For more French electronic blare why not give Richard Pinhas' SINGLE COLLECTION 1972-1980 on the Captain Trip label a try. Not that Pinhas or his electronic music is anything that I'd run out and mortgage the farm to hear (I always had him pegged as one of the guiding lights the late-seventies progressive rock movement, and not being quite the follower of that sort of soundscapading it wasn't like I was going to forsake the primal pastures of the Rough Trade catalog for that stuff!), but the inclusion of some early rare single sides from the guy had me thinking that a worthwhile dunce-thud attitude might be inherent in these early-seventies tracks that certainly would not come up to the standards of the usual seventies prog rock fanatic. These sides do exude a fine sense of Gallic trash-appeal not unlike those bands that appear on the TETES LOURDES sampler of early-seventies French heavy metal, and I gotta admit that it's a nice change 'o pace listening to Pinhas and his band Schizo mixing crass and technical on these early platters whilst the wah-wah guitars battle it out with electronic swirls for rockism supremacy. Of course by the time we travel further throughout the seventies the music does tighten up resulting in more "serious" synthesized drones and middle-of-the-night 1978 college radio fodder but hey, even I can appreciate the sterile French electronic-prog attempt at a cover of "Telstar" even if it comes nowhere near the Fans' take!

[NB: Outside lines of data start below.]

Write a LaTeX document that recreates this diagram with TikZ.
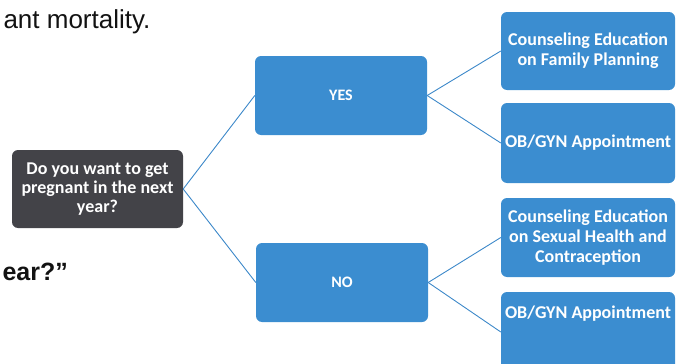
\documentclass[tikz,border=0pt]{standalone}
\usepackage{fontspec}
\setmainfont{Carlito}
\newfontfamily\slidefont{Liberation Sans}
\usepackage{xcolor}
\definecolor{boxdark}{HTML}{434348}
\definecolor{boxblue}{HTML}{3B8DD0}
\definecolor{linkblue}{HTML}{3C88C9}
\definecolor{slidetext}{HTML}{121212}
\usetikzlibrary{positioning}

\begin{document}
\begin{tikzpicture}[x=1pt, y=-1pt,
    choice/.style={rectangle, rounded corners=6pt, fill=boxblue, text=white, minimum width=174pt, minimum height=79pt, align=center, inner sep=2pt, font=\bfseries\fontsize{18}{20}\selectfont},
    boxtext/.style={text=white, inner sep=2pt, font=\bfseries\fontsize{18}{20}\selectfont},
    link/.style={linkblue, line width=0.9pt}]
        \useasboundingbox (0,0) rectangle (686,364);
        % slide text cut off by the crop
        \node[anchor=base west, text=slidetext, font=\slidefont\fontsize{26}{30}\selectfont] (slidetop) at (0,28) {ant mortality.};
        \node[anchor=base west, text=slidetext, font=\slidefont\bfseries\fontsize{25}{30}\selectfont] (slideleft) at (-1,280) {ear?”};
        % question and answers
        \node[choice, fill=boxdark, minimum width=171pt, minimum height=78pt, font=\bfseries\fontsize{18}{19}\selectfont] (ask) at (97.5,189) {Do you want to get\\pregnant in the next\\year?};
        \node[choice, minimum width=172pt, font=\bfseries\fontsize{16}{20}\selectfont] (yes) at (341,95.5) {YES};
        \node[choice, minimum width=172pt, font=\bfseries\fontsize{16}{20}\selectfont] (no) at (342,282.5) {NO};
        % follow-up steps
        \node[choice, minimum height=78pt] (yes1) at (588,51) {Counseling Education\\on Family Planning};
        \node[choice, minimum height=80pt] (yes2) at (588,143) {OB/GYN Appointment};
        \node[choice] (no1) at (588,237.5) {Counseling Education\\on Sexual Health and\\Contraception};
        \node[choice, minimum height=80pt] (no2) at (588,332) {};
        \node[boxtext, below=12pt of no2.north] (no2text) {OB/GYN Appointment};
        % connectors
        \draw[link] (ask.east) -- (yes.west);
        \draw[link] (ask.east) -- (no.west);
        \draw[link] (yes.east) -- (yes1.west);
        \draw[link] (yes.east) -- (yes2.west);
        \draw[link] (no.east) -- (no1.west);
        \draw[link] (no.east) -- (no2.west);
\end{tikzpicture}
\end{document}
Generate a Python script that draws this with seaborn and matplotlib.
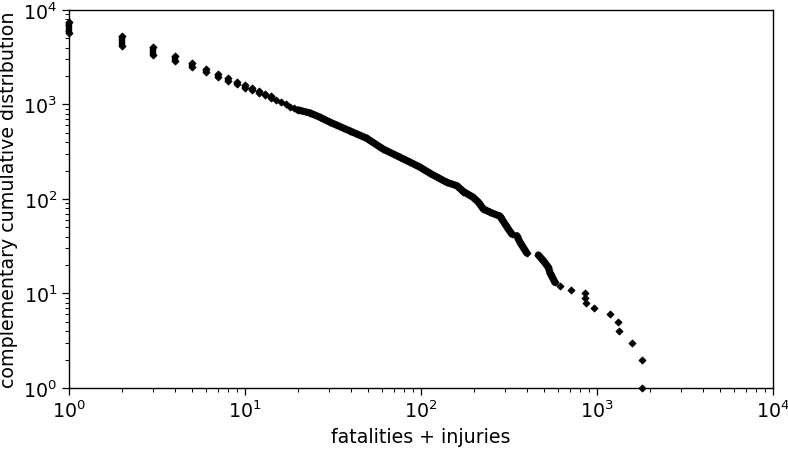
import numpy as np
import pandas as pd
import matplotlib
matplotlib.use('Agg')
import matplotlib.pyplot as plt
import seaborn as sns

# valori (CCDF, scala log-log)
# x interi con tratto verticale: (valore alto, valore basso)
step_x = [1, 2, 3, 4, 5, 6, 7, 8, 9, 10, 11, 12, 13, 14]
step_hi = [7380, 5370, 4010, 3260, 2750, 2375, 2100, 1907, 1750, 1608, 1480, 1390, 1306, 1230]
step_lo = [5710, 4160, 3380, 2885, 2495, 2210, 1955, 1773, 1648, 1495, 1423, 1324, 1245, 1172]

single_x = [15, 16, 17, 18, 19]
single_y = [1116, 1050, 1000, 952, 907]

# tratti densi della curva
curve_a_x = [20, 23.4, 26.7, 30.4, 39.5, 49.1, 60.8, 76, 86.6, 98.7, 112.5, 140, 160,
             174, 198, 212, 226, 247, 281, 300, 313, 328]
curve_a_y = [875, 813, 732, 649, 524, 439, 338, 276, 245, 217, 187, 150, 138,
             120, 104, 92.3, 78.4, 72.3, 65.6, 54.4, 48.2, 42.6]
curve_b_x = [350, 365, 399]
curve_b_y = [40.9, 34.8, 26.8]
curve_c_x = [464, 496, 529, 541, 577]
curve_c_y = [25.5, 22.2, 18.9, 16.5, 13.1]

# coda
tail_x = [617, 709, 856, 856, 862, 966, 1186, 1312, 1328, 1575, 1795, 1795]
tail_y = [12, 11, 10, 9, 8, 7, 6, 5, 4, 3, 2, 1]

sns.set_theme(style='ticks')
plt.rcParams['font.family'] = ['DejaVu Sans']
plt.rcParams.update({
    'axes.edgecolor': 'black',
    'axes.linewidth': 1.0,
    'text.color': 'black',
    'axes.labelcolor': 'black',
    'xtick.color': 'black',
    'ytick.color': 'black',
    'xtick.major.size': 5, 'ytick.major.size': 5,
    'xtick.minor.size': 2.8, 'ytick.minor.size': 2.8,
    'xtick.major.width': 0.9, 'ytick.major.width': 0.9,
    'xtick.minor.width': 0.7, 'ytick.minor.width': 0.7,
})

points = pd.DataFrame({
    'x': step_x + step_x + single_x + curve_a_x + curve_b_x + curve_c_x + tail_x,
    'y': step_hi + step_lo + single_y + curve_a_y + curve_b_y + curve_c_y + tail_y,
})

fig, ax = plt.subplots(figsize=(7.88, 4.52), dpi=100)
fig.subplots_adjust(left=0.0876, right=0.981, top=0.9757, bottom=0.1394)

ax.vlines(step_x, step_lo, step_hi, color='black', lw=4.6, clip_on=False)
for cx, cy in [(curve_a_x, curve_a_y), (curve_b_x, curve_b_y), (curve_c_x, curve_c_y)]:
    ax.plot(cx, cy, color='black', lw=5.2, solid_capstyle='round',
            solid_joinstyle='round')

sns.scatterplot(data=points, x='x', y='y', marker='D', color='black', s=13,
                edgecolor='black', linewidth=0.6, clip_on=False, ax=ax, zorder=3)

ax.set_xscale('log')
ax.set_yscale('log')
ax.set_xlim(1, 1e4)
ax.set_ylim(1, 1e4)
ax.set_xlabel('fatalities + injuries', fontsize=13.7)
ax.set_ylabel('complementary cumulative distribution', fontsize=13.7)
ax.tick_params(axis='both', which='major', labelsize=13.7)

plt.savefig('out.png', dpi=100)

OK, there's nothing end-of-the-world earth-shattering on either of these disques, but I like both of them enough not to have then linger at the bottom of the pile amidst all of those latterday Pharoah Sanders and Lexicon Devil disques (the ones I haven't smashed already, that is!). Although I probably WON'T be buying any other items by either Muller or Pinhas in a billyun years I can at least say that I now have at least a tidbit of appreciation for what both bonzos were doing during the seventies and dang it but the call of the classic import bin does tug at my shattered spirit from a good thirtysome years all the harder...somebody gimme a Jem catalog, quick!


Anonymous said...

Maybe next an overdue appraisal of high energy Australian garage/punk/rock?

Christopher said...

Uh, in case you haven't been in on the whole BLACK/BLOG TO COMM trip, that "overdue appraisal" was done in 1985.